One of the most common questions posed by clients delving into estate planning in Texas is, “What’s the difference between a will and a trust?” It’s an essential distinction to understand, as these are two fundamental tools in the estate planning toolbox, each serving unique purposes and offering different benefits.
Will vs. Trust in Texas: Understanding the Key Differences
In Texas, as in other states, estate planning is an essential component of managing one’s assets and ensuring they are distributed as desired upon death. Two of the most common estate planning tools are wills and trusts. While they serve related purposes, they operate differently and offer unique advantages. This article will delve into the distinctions between a will and a trust in Texas.
1. Definition and Purpose
- Will: A will is a written document that specifies how a person’s assets should be distributed upon their death. It also allows for the naming of a guardian for minor children.
- Trust: A trust is a legal entity in which one party (the settlor or grantor) places assets under the control of another party (the trustee) for the benefit of a third party (the beneficiary). Trusts can be set up for various purposes, including tax planning, asset protection, and ensuring that specific conditions are met before assets are distributed.
2. Establishment and Validity
- Will: In Texas, for a will to be valid, it generally needs to be in writing, signed by the testator (or another person on the testator’s behalf), and witnessed by at least two competent individuals over the age of 14. There are exceptions, such as holographic wills, which are written entirely in the testator’s handwriting and don’t require witnesses.

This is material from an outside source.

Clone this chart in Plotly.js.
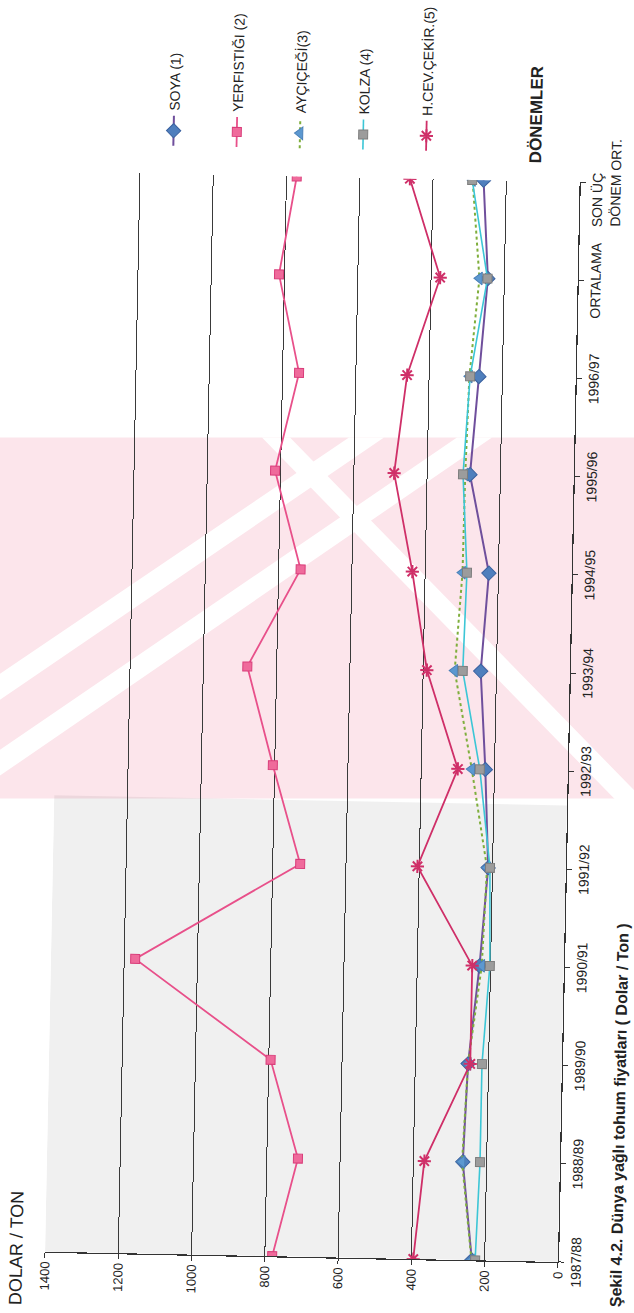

- Trust: Trusts can be more flexible in their creation but must meet certain conditions to be valid. The main requirements are a clear intention to create a trust, a specific property or asset, a definite beneficiary, and a competent trustee.
3. Probate Process
- Will: One of the most significant differences between a will and a trust is the probate process. When a person dies with a will, the will typically goes through probate, a court-supervised process in Texas that validates the will and oversees the distribution of assets. Probate can sometimes be lengthy and costly.
- Trust: Assets placed in a trust typically bypass the probate process, allowing for a quicker and more private distribution of assets. This can save time and money for the beneficiaries.
4. Timing and Flexibility
- Will: A will only becomes active upon the death of the testator. It cannot manage assets during the testator’s lifetime.
- Trust: A trust can be active during the grantor’s lifetime (living trust) or activated upon their death (testamentary trust). Living trusts, in particular, offer flexibility in managing assets during the grantor’s lifetime and can be beneficial if the grantor becomes incapacitated.
5. Privacy
- Will: Wills become public record once they go through probate. This means that anyone can access the details of the will, which can sometimes be undesirable for families valuing privacy.
- Trust: Trusts, on the other hand, are private documents. Their terms and assets are not typically disclosed to the public, ensuring a higher degree of confidentiality.
6. Costs and Maintenance
- Will: Initially, drafting a will is usually less expensive than setting up a trust. However, potential probate costs might offset this initial saving.
- Trust: While establishing a trust can be more costly upfront, the savings from avoiding probate and the benefits of more efficient asset management can make it a cost-effective choice in the long run.
Conclusion
Both wills and trusts offer valuable tools for estate planning in Texas. Choosing between them should be based on individual needs, the complexity of one’s estate, and personal preferences. Consulting with an experienced estate planning attorney can help individuals make informed decisions about the best tools for their specific circumstances.